- **WHAT YOU ARE ASKED TO DO**
Only the lines from the start of the data through the line containing "import * as" should be written out, exactly as they are, with both ends included and the pictures left out.

_ _ _ _ _ _ _

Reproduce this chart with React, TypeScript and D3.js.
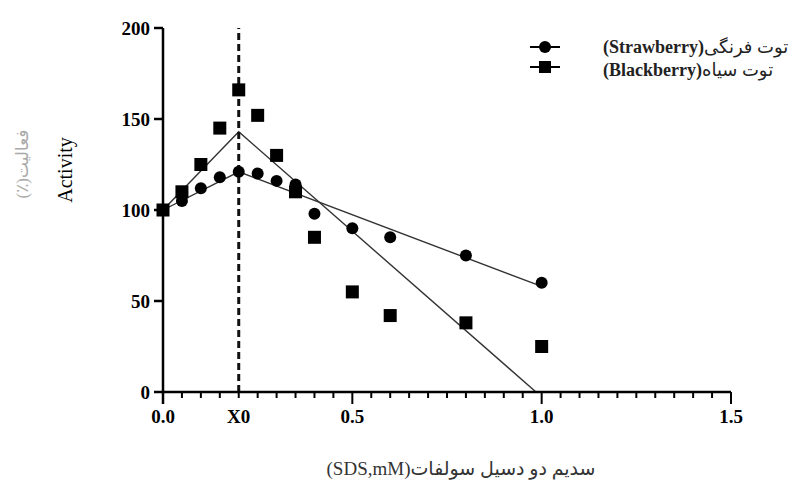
import React from "react";
import * as d3 from "d3";

// concentrations (SDS, mM)
const sds = [0, 0.05, 0.1, 0.15, 0.2, 0.25, 0.3, 0.35, 0.4, 0.5, 0.6, 0.8, 1.0];
const strawberry = [100, 105, 112, 118, 121, 120, 116, 114, 98, 90, 85, 75, 60];
const blackberry = [100, 110, 125, 145, 166, 152, 130, 110, 85, 55, 42, 38, 25];

// two-segment fits
const strawberryFit: [number, number][] = [[0, 100], [0.2, 121], [1.0, 58]];
const blackberryFit: [number, number][] = [[0, 100], [0.2, 143], [0.985, 0]];

const x0 = 0.2;
const yTicks = [0, 50, 100, 150, 200];
const xMajor = [0, 0.5, 1.0, 1.5];
const xMinor = d3.range(0, 31).map((i) => i * 0.05);

const W = 809;
const H = 488;
const serif = "Liberation Serif, DejaVu Sans, serif";

export default function App() {
  const x = d3.scaleLinear().domain([0, 1.5]).range([163, 731]);
  const y = d3.scaleLinear().domain([0, 200]).range([392, 28]);
  const line = d3.line<[number, number]>().x((d) => x(d[0])).y((d) => y(d[1]));

  return (
    <svg width={W} height={H} style={{ position: "absolute", left: 0, top: 0, background: "#fff", fontFamily: serif }}>
      {/* fits */}
      <path d={line(strawberryFit) || ""} fill="none" stroke="#333" strokeWidth={1.4} />
      <path d={line(blackberryFit) || ""} fill="none" stroke="#333" strokeWidth={1.4} />

      {/* X0 dashed line */}
      <line x1={x(x0)} x2={x(x0)} y1={y(0)} y2={y(200)} stroke="#111" strokeWidth={3} strokeDasharray="7,4" />

      {/* markers */}
      {sds.map((s, i) => (
        <rect key={"b" + i} x={x(s) - 6.5} y={y(blackberry[i]) - 6.5} width={13} height={13} fill="#000" />
      ))}
      {sds.map((s, i) => (
        <circle key={"s" + i} cx={x(s)} cy={y(strawberry[i])} r={6} fill="#000" />
      ))}

      {/* y axis */}
      <line x1={x(0)} x2={x(0)} y1={y(200)} y2={y(0) + 12} stroke="#000" strokeWidth={2.5} />
      {yTicks.map((t) => (
        <g key={t}>
          <line x1={x(0) - 9} x2={x(0)} y1={y(t)} y2={y(t)} stroke="#000" strokeWidth={2.5} />
          <text x={x(0) - 13} y={y(t)} dy="0.35em" textAnchor="end" fontSize={19} fontWeight="bold">
            {t}
          </text>
        </g>
      ))}

      {/* x axis */}
      <line x1={x(0)} x2={x(1.5)} y1={y(0)} y2={y(0)} stroke="#000" strokeWidth={2.5} />
      {xMinor.map((t, i) => (
        <line key={i} x1={x(t)} x2={x(t)} y1={y(0)} y2={y(0) + (i % 10 === 0 ? 12 : 6)} stroke="#000" strokeWidth={2} />
      ))}
      {xMajor.map((t) => (
        <text key={t} x={x(t)} y={y(0) + 31} textAnchor="middle" fontSize={19} fontWeight="bold">
          {d3.format(".1f")(t)}
        </text>
      ))}
      <text x={x(x0)} y={y(0) + 31} textAnchor="middle" fontSize={19} fontWeight="bold">
        X0
      </text>

      {/* axis titles */}
      <text transform="translate(72,170) rotate(-90)" textAnchor="middle" fontSize={20}>
        Activity
      </text>
      <text transform="translate(28,164) rotate(-90)" textAnchor="middle" fontSize={17} fill="#aaa">
        (٪)فعالیت
      </text>
      <text x={461} y={475} textAnchor="middle" fontSize={19} fill="#333" direction="rtl">
        سدیم دو دسیل سولفات(SDS,mM)
      </text>

      {/* legend */}
      <g>
        <line x1={530} x2={560} y1={47} y2={47} stroke="#000" strokeWidth={2} />
        <circle cx={545} cy={47} r={6} fill="#000" />
        <text x={603} y={47} dy="0.35em" fontSize={18} fill="#222" direction="rtl" textAnchor="end">
          توت فرنگی<tspan fontWeight="bold">(Strawberry)</tspan>
        </text>
        <line x1={530} x2={560} y1={67} y2={67} stroke="#000" strokeWidth={2} />
        <rect x={539} y={61} width={12} height={12} fill="#000" />
        <text x={603} y={70} dy="0.35em" fontSize={18} fill="#222" direction="rtl" textAnchor="end">
          توت سیاه<tspan fontWeight="bold">(Blackberry)</tspan>
        </text>
      </g>
    </svg>
  );
}
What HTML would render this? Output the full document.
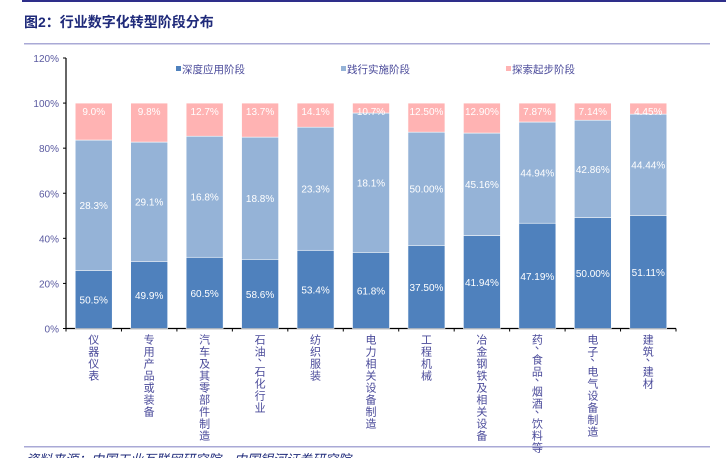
<!DOCTYPE html>
<html><head><meta charset="utf-8"><style>
body{margin:0;background:#fff;width:726px;height:458px;overflow:hidden;font-family:"Liberation Sans","Noto Sans CJK SC",sans-serif}
</style></head><body>
<svg width="726" height="458" xmlns="http://www.w3.org/2000/svg">
<rect x="22" y="0" width="704" height="2" fill="#2e2e8a"/>
<text x="24" y="27" font-size="14" font-weight="bold" fill="#1f2a7a" font-family="Liberation Sans,Noto Sans CJK SC,sans-serif">图2：行业数字化转型阶段分布</text>
<rect x="24" y="43" width="686" height="1.5" fill="#a9a9d6"/>
<g id="plot"></g>
<rect x="24" y="446" width="686" height="1.5" fill="#a9a9d6"/>
<text x="26" y="464" font-size="13" font-style="italic" fill="#1f2a7a">资料来源：中国工业互联网研究院，中国银河证券研究院</text>
</svg>
<script>
const categories=["仪器仪表","专用产品或装备","汽车及其零部件制造","石油、石化行业","纺织服装","电力相关设备制造","工程机械","冶金钢铁及相关设备","药、食品、烟酒、饮料等","电子、电气设备制造","建筑、建材"];
const deepValues=[25.8,29.8,31.6,30.7,34.7,33.8,36.9,41.3,46.7,49.3,50.2];
const practiceValues=[57.8,52.9,53.7,54.2,54.6,61.8,50.2,45.4,44.9,43.1,44.9];
const exploreValues=[16.4,17.3,14.7,15.1,10.7,4.4,12.9,13.3,8.4,7.6,4.9];
const deepLabels=["50.5%","49.9%","60.5%","58.6%","53.4%","61.8%","37.50%","41.94%","47.19%","50.00%","51.11%"];
const practiceLabels=["28.3%","29.1%","16.8%","18.8%","23.3%","18.1%","50.00%","45.16%","44.94%","42.86%","44.44%"];
const exploreLabels=["9.0%","9.8%","12.7%","13.7%","14.1%","10.7%","12.50%","12.90%","7.87%","7.14%","4.45%"];
const yTicks=[0,20,40,60,80,100,120];
const seriesNames=["深度应用阶段","践行实施阶段","探索起步阶段"];
const colors=["#4f81bd","#95b3d7","#ffb3b3"];
const NS="http://www.w3.org/2000/svg";
const g=document.getElementById('plot');
const x0=66,x1=676,y0=328.5,yTop=58;
const y=v=>y0-(v/120)*(y0-yTop);
const step=(x1-x0)/categories.length;
const xc=i=>x0+step*(i+0.5);
const bw=37;
function mk(t,a){const e=document.createElementNS(NS,t);for(const k in a)e.setAttribute(k,a[k]);g.appendChild(e);return e;}
let ax=mk('line',{x1:x0,y1:yTop,x2:x0,y2:y0,stroke:'#000','stroke-width':1.2});


let bx=mk('line',{x1:x0,y1:y0,x2:x1,y2:y0,stroke:'#000','stroke-width':1.2});


yTicks.forEach(v=>{
 const tk=mk('line',{x1:x0-3,x2:x0,y1:y(v),y2:y(v),stroke:'#000'});
 
 
 const t=mk('text',{x:x0-7,y:y(v)+4,'font-size':10,fill:'#5a5aa0','text-anchor':'end'});
 t.textContent=v+'%';
 
 
});
for(let i=0;i<=categories.length;i++){
 const tk=mk('line',{x1:x0+step*i,x2:x0+step*i,y1:y0,y2:y0+3,stroke:'#000'});
 
 
}
categories.forEach((c,i)=>{
 const segs=[[0,deepValues[i],deepLabels[i]],[deepValues[i],deepValues[i]+practiceValues[i],practiceLabels[i]],[deepValues[i]+practiceValues[i],deepValues[i]+practiceValues[i]+exploreValues[i],exploreLabels[i]]];
 segs.forEach((s,k)=>{
  const r=mk('rect',{x:xc(i)-bw/2,y:y(s[1]),width:bw,height:y(s[0])-y(s[1]),fill:colors[k],stroke:'#fff','stroke-width':0.6});
  
  
  const ly=k==2?y(s[1])+12:(y(s[0])+y(s[1]))/2+4;
  const t=mk('text',{x:xc(i),y:ly,'font-size':10,fill:'#fff','text-anchor':'middle'});
  t.textContent=s[2];
  
  
 });
 let cy=y0+15;
 [...c].forEach((ch)=>{
  const isComma=ch==='、';
  const t=mk('text',{x:xc(i)+(isComma?3:0),y:isComma?cy-7:cy,'font-size':11,fill:'#4a4a9a','text-anchor':'middle'});
  t.textContent=ch;
  
  
  cy+=isComma?8:12;
 });
});
const lx=[176,341,506];
seriesNames.forEach((n,k)=>{
 const r=mk('rect',{x:lx[k],y:66,width:5,height:5,fill:colors[k]});
 
 
 const t=mk('text',{x:lx[k]+6,y:73,'font-size':10.5,fill:'#4a4a9a'});
 t.textContent=n;
 
 
});
</script>
</body></html>
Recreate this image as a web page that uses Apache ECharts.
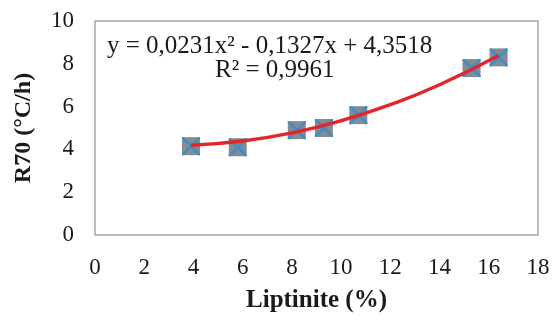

_ _ _ _ _ _ _

- **TASK RESULT**
Reproduce this chart with React, TypeScript and D3.js.
import React from "react";
import * as d3 from "d3";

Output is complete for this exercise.